-- What the task requires --
Output the data below in full, byte for byte. Nothing may differ.

-- Stored data --
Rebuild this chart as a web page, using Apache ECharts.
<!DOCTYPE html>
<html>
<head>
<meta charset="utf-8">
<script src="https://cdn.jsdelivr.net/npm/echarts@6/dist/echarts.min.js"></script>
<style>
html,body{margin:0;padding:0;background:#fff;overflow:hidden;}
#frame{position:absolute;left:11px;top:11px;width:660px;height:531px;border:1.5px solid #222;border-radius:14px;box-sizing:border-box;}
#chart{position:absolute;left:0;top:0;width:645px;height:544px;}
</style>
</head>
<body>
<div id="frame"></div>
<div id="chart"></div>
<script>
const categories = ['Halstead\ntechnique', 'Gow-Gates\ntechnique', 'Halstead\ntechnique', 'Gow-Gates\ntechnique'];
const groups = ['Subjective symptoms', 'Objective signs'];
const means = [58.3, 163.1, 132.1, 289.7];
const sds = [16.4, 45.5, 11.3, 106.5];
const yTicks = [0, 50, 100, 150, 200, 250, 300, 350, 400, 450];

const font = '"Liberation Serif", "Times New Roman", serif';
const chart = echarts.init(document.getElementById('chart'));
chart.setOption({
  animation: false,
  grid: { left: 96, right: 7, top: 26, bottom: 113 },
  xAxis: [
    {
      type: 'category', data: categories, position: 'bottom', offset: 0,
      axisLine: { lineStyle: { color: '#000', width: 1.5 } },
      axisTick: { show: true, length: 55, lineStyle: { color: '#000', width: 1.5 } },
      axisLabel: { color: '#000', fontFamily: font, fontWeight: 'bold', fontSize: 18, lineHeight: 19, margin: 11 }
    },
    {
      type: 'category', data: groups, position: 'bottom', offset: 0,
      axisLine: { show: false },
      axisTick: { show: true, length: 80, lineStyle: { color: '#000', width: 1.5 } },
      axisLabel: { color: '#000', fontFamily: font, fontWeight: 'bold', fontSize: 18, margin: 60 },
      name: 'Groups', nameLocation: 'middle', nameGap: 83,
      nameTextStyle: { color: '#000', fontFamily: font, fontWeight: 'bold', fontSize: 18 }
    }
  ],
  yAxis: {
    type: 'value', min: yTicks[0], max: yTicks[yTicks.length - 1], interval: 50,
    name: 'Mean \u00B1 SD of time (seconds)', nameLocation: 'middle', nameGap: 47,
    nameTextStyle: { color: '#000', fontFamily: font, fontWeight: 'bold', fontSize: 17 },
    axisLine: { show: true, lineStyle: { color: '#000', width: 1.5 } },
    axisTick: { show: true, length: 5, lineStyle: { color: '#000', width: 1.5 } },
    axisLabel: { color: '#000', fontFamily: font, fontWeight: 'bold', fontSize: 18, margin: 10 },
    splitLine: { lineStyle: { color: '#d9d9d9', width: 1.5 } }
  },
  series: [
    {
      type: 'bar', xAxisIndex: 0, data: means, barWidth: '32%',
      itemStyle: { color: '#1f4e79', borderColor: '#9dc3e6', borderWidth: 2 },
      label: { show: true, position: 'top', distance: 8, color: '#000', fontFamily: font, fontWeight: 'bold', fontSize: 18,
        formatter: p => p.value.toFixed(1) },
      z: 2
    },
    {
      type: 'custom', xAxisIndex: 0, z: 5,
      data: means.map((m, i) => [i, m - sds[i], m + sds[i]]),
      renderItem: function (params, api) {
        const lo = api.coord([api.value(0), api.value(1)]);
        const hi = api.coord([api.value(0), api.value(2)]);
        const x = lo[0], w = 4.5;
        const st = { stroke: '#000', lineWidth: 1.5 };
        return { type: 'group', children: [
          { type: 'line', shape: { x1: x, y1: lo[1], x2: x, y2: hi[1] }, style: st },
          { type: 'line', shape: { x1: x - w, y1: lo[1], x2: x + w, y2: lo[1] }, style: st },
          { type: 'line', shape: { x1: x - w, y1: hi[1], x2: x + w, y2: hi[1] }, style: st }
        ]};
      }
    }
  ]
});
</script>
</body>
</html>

-- Worked answer --
Rebuild this chart as a web page, using Apache ECharts.
<!DOCTYPE html>
<html>
<head>
<meta charset="utf-8">
<script src="https://cdn.jsdelivr.net/npm/echarts@6/dist/echarts.min.js"></script>
<style>
html,body{margin:0;padding:0;background:#fff;overflow:hidden;}
#frame{position:absolute;left:11px;top:11px;width:660px;height:531px;border:1.5px solid #222;border-radius:14px;box-sizing:border-box;}
#chart{position:absolute;left:0;top:0;width:645px;height:544px;}
</style>
</head>
<body>
<div id="frame"></div>
<div id="chart"></div>
<script>
const categories = ['Halstead\ntechnique', 'Gow-Gates\ntechnique', 'Halstead\ntechnique', 'Gow-Gates\ntechnique'];
const groups = ['Subjective symptoms', 'Objective signs'];
const means = [58.3, 163.1, 132.1, 289.7];
const sds = [16.4, 45.5, 11.3, 106.5];
const yTicks = [0, 50, 100, 150, 200, 250, 300, 350, 400, 450];

const font = '"Liberation Serif", "Times New Roman", serif';
const chart = echarts.init(document.getElementById('chart'));
chart.setOption({
  animation: false,
  grid: { left: 96, right: 7, top: 26, bottom: 113 },
  xAxis: [
    {
      type: 'category', data: categories, position: 'bottom', offset: 0,
      axisLine: { lineStyle: { color: '#000', width: 1.5 } },
      axisTick: { show: true, length: 55, lineStyle: { color: '#000', width: 1.5 } },
      axisLabel: { color: '#000', fontFamily: font, fontWeight: 'bold', fontSize: 18, lineHeight: 19, margin: 11 }
    },
    {
      type: 'category', data: groups, position: 'bottom', offset: 0,
      axisLine: { show: false },
      axisTick: { show: true, length: 80, lineStyle: { color: '#000', width: 1.5 } },
      axisLabel: { color: '#000', fontFamily: font, fontWeight: 'bold', fontSize: 18, margin: 60 },
      name: 'Groups', nameLocation: 'middle', nameGap: 83,
      nameTextStyle: { color: '#000', fontFamily: font, fontWeight: 'bold', fontSize: 18 }
    }
  ],
  yAxis: {
    type: 'value', min: yTicks[0], max: yTicks[yTicks.length - 1], interval: 50,
    name: 'Mean \u00B1 SD of time (seconds)', nameLocation: 'middle', nameGap: 47,
    nameTextStyle: { color: '#000', fontFamily: font, fontWeight: 'bold', fontSize: 17 },
    axisLine: { show: true, lineStyle: { color: '#000', width: 1.5 } },
    axisTick: { show: true, length: 5, lineStyle: { color: '#000', width: 1.5 } },
    axisLabel: { color: '#000', fontFamily: font, fontWeight: 'bold', fontSize: 18, margin: 10 },
    splitLine: { lineStyle: { color: '#d9d9d9', width: 1.5 } }
  },
  series: [
    {
      type: 'bar', xAxisIndex: 0, data: means, barWidth: '32%',
      itemStyle: { color: '#1f4e79', borderColor: '#9dc3e6', borderWidth: 2 },
      label: { show: true, position: 'top', distance: 8, color: '#000', fontFamily: font, fontWeight: 'bold', fontSize: 18,
        formatter: p => p.value.toFixed(1) },
      z: 2
    },
    {
      type: 'custom', xAxisIndex: 0, z: 5,
      data: means.map((m, i) => [i, m - sds[i], m + sds[i]]),
      renderItem: function (params, api) {
        const lo = api.coord([api.value(0), api.value(1)]);
        const hi = api.coord([api.value(0), api.value(2)]);
        const x = lo[0], w = 4.5;
        const st = { stroke: '#000', lineWidth: 1.5 };
        return { type: 'group', children: [
          { type: 'line', shape: { x1: x, y1: lo[1], x2: x, y2: hi[1] }, style: st },
          { type: 'line', shape: { x1: x - w, y1: lo[1], x2: x + w, y2: lo[1] }, style: st },
          { type: 'line', shape: { x1: x - w, y1: hi[1], x2: x + w, y2: hi[1] }, style: st }
        ]};
      }
    }
  ]
});
</script>
</body>
</html>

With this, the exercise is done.